<548>Rien de plus sage, Sire, et, ce me semble, de plus vrai que les réflexions par lesquelles V. M. débute dans cet écrit, sur le peu de certitude des connaissances métaphysiques. La devise de Montaigne, Que sais-je?a me paraît la réponse qu'on doit faire à presque toutes les questions de ce genre; et je pense en particulier, par rapport à l'existence d'une intelligence suprême, que ceux qui la nient avancent bien plus qu'ils ne peuvent prouver, et qu'il n'y a dans cette matière que le scepticisme de raisonnable. On ne peut nier sans doute qu'il n'y ait dans l'univers, et en particulier dans la structure des animaux et des plantes, des combinaisons de parties qui semblent déceler une intelligence; elles prouvent l'existence de cette intelligence, comme une montre prouve l'existence d'un horloger; cela paraît incontestable. Mais quand on veut aller plus loin, et qu'on se demande : Quelle est cette intelligence? a-t-elle créé la matière, ou n'a-t-elle fait simplement que l'arranger? La création est-elle possible? et si elle ne l'est pas, la matière est donc éternelle? Et si la matière est éternelle, et qu'elle n'ait eu besoin d'une intelligence que pour être arrangée, cette intelligence est-elle unie à la matière, ou en est-elle distinguée? Si elle y est unie, la matière est proprement Dieu, et Dieu la matière; et si elle en est distinguée, comment conçoit-on qu'un être qui n'est pas matière agisse sur la matière? D'ailleurs, si cette intelligence est infiniment sage et infiniment puissante, comment ce malheureux monde, qui est son ouvrage, est-il si plein d'imperfections physiques et d'horreurs morales?
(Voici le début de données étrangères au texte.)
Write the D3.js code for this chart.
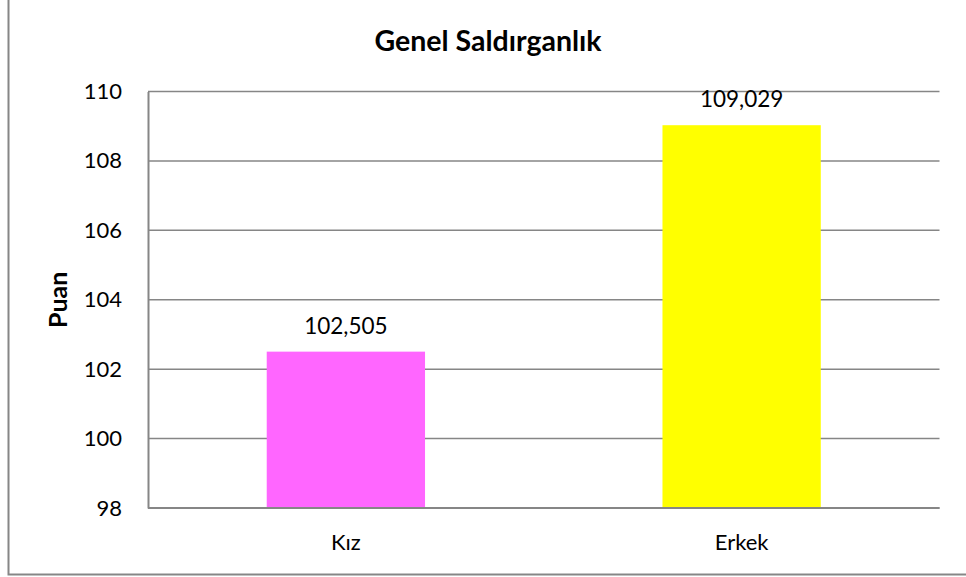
<!DOCTYPE html>
<html>
<head>
<meta charset="utf-8">
<script src="https://cdn.jsdelivr.net/npm/d3@7"></script>
<style>
  body { margin: 0; background: #fff; }
  text { font-family: Lato, "Open Sans", sans-serif; fill: #000; }
</style>
</head>
<body>
<div id="chart"></div>
<script>
// data
const categories = ['Kız', 'Erkek'];
const values = [102.505, 109.029];
const colors = ['#FF66FF', '#FFFF00'];
const yTicks = [98, 100, 102, 104, 106, 108, 110];
const title = 'Genel Saldırganlık';
const yLabel = 'Puan';

const width = 966, height = 577;
const margin = { top: 91.5, right: 26.5, bottom: 69, left: 148 };

const svg = d3.select('#chart')
  .append('svg')
  .attr('width', width)
  .attr('height', height);

// outer chart border (cropped at top/right in the reference)
svg.append('rect')
  .attr('x', 8.5).attr('y', -5)
  .attr('width', 1000).attr('height', 579.5)
  .attr('fill', 'none')
  .attr('stroke', '#868686')
  .attr('stroke-width', 2);

const x = d3.scaleBand()
  .domain(categories)
  .range([margin.left, width - margin.right])
  .paddingInner(0.6)
  .paddingOuter(0.3);

const y = d3.scaleLinear()
  .domain([98, 110])
  .range([height - margin.bottom, margin.top]);

// gridlines
svg.append('g')
  .selectAll('line')
  .data(yTicks)
  .join('line')
  .attr('x1', margin.left).attr('x2', width - margin.right)
  .attr('y1', d => y(d)).attr('y2', d => y(d))
  .attr('stroke', '#868686')
  .attr('stroke-width', 1.5);

// bars
svg.append('g')
  .selectAll('rect')
  .data(values)
  .join('rect')
  .attr('x', (d, i) => x(categories[i]))
  .attr('y', d => y(d))
  .attr('width', x.bandwidth())
  .attr('height', d => y(98) - y(d))
  .attr('fill', (d, i) => colors[i]);

// y axis
const yAxis = svg.append('g')
  .attr('transform', `translate(${margin.left},0)`)
  .call(d3.axisLeft(y).tickValues(yTicks).tickSize(0).tickPadding(26));
yAxis.select('.domain').attr('stroke', '#868686').attr('stroke-width', 2);
yAxis.selectAll('text').style('font-size', '22px').style('font-family', 'Lato, sans-serif');

// x axis
const xAxis = svg.append('g')
  .attr('transform', `translate(0,${y(98)})`)
  .call(d3.axisBottom(x).tickSize(0).tickPadding(26));
xAxis.select('.domain').attr('stroke', '#868686').attr('stroke-width', 2)
  .attr('d', `M${margin.left},0H${width - margin.right}`);
xAxis.selectAll('text').style('font-size', '22px').style('font-family', 'Lato, sans-serif');

// data labels
svg.append('g')
  .selectAll('text')
  .data(values)
  .join('text')
  .attr('x', (d, i) => x(categories[i]) + x.bandwidth() / 2)
  .attr('y', d => y(d) - 18)
  .attr('text-anchor', 'middle')
  .style('font-size', '22.5px')
  .text(d => d.toFixed(3).replace('.', ','));

// title
svg.append('text')
  .attr('x', 488)
  .attr('y', 51)
  .attr('text-anchor', 'middle')
  .style('font-size', '28.5px')
  .style('font-weight', 'bold')
  .text(title);

// y label
svg.append('text')
  .attr('transform', `translate(67,${(margin.top + height - margin.bottom) / 2}) rotate(-90)`)
  .attr('text-anchor', 'middle')
  .style('font-size', '25px')
  .style('font-weight', 'bold')
  .text(yLabel);
</script>
</body>
</html>
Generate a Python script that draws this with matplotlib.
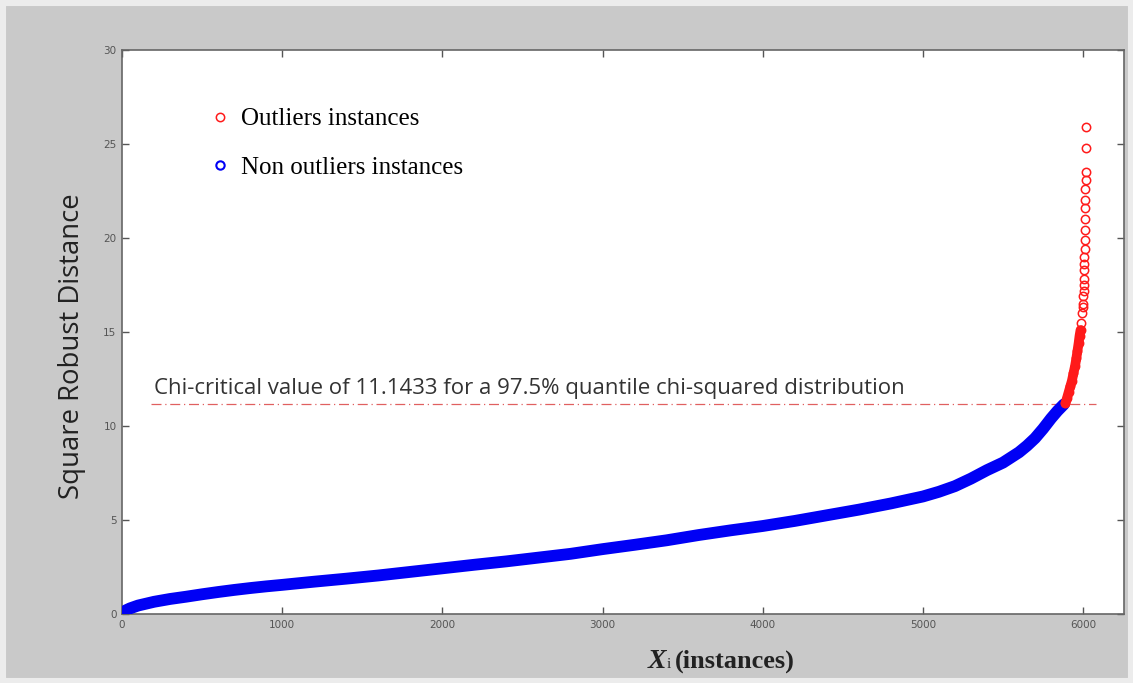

Pourquoi tous les hommes ne sont-ils pas heureux et justes? V. M. assure que l'éternité du monde répond à cette question; elle y répond sans doute, mais, ce me semble, dans ce seul sens que, le monde étant éternel, et par conséquent nécessaire, tout ce qui est ne peut pas être autrement, et pour lors on rentre dans le système de la fatalité et de la nécessité, qui ne s'accorde guère avec l'idée d'un Dieu infiniment


a Voyez t. XIV, p. 20; t. XXI, p. 222; et t. XXIII, p. 191.